There’s nothing particularly terrible about “Moana 2,” but the fact that it’s necessary to write “there’s nothing particularly terrible about ‘Moana 2’” means something still went wrong. The film throws in new supporting characters to jazz things up — played by Rose Mateo, David Fane and Hualālai Chung — and they’re reasonably fun and funny but they don’t make the film’s journey any more meaningful. They’re archetypes, not rich characters. One of them doesn’t even help with the plot, he’s just there to be a Grumpy Gus and justify one of the film’s (too many) songs about cheering each other up. They add a little novelty into the mix, but not much more.
One gets the sense that “Moana 2” is mostly a set-up for future films in the series.
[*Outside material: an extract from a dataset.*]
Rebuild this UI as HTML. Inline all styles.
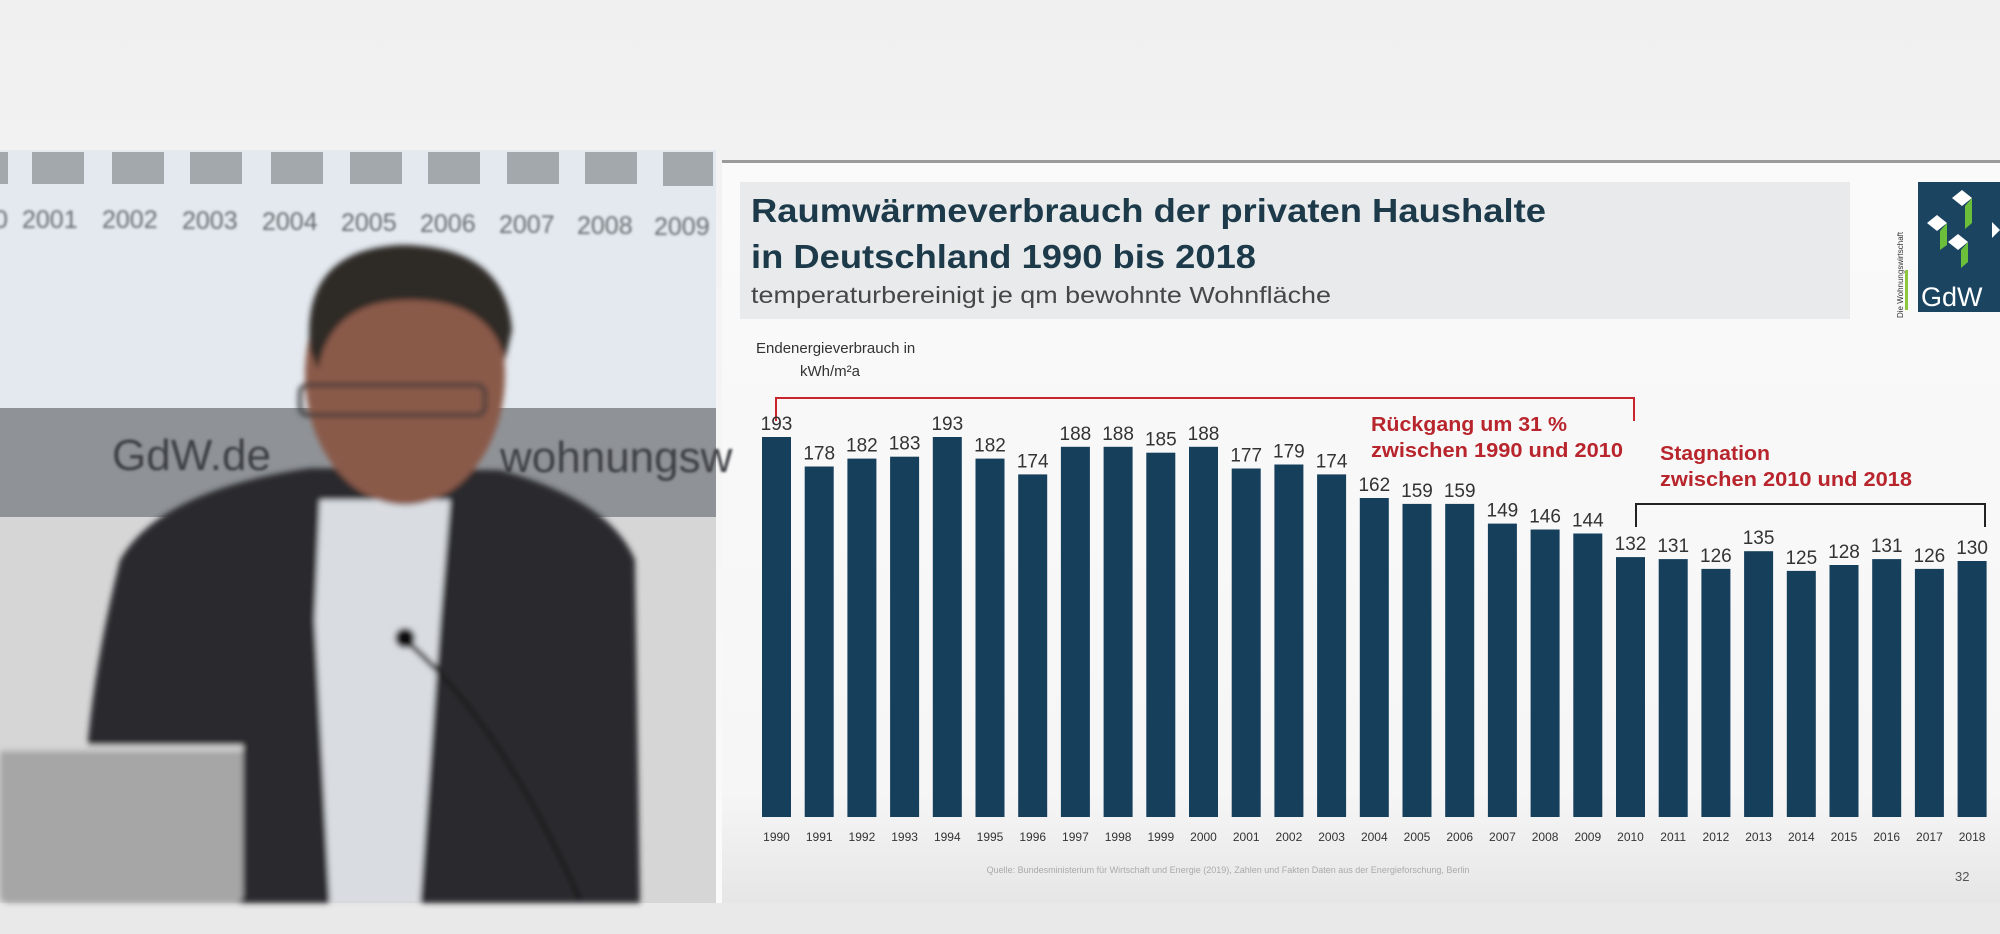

It’s an intellectual property exploitation starter kit, a humdrum act of corporate mandate instead of a story that needed to be told. Even the suggestion of what could come in “Moana 3” feels arbitrary, like they pulled a sequel tease out of a hat full of tattered old sequel teases. It’s a film that’s holding back.
Maybe a future installment can build on what “Moana 2” sets up, but this set up makes future installments a lot less appealing. It’s a generic, forgettable sequel wearing expensive blockbuster frippery.
What can we possibly say, except “No thank you?”
“Moana 2” opens exclusively in theaters on Nov. 27.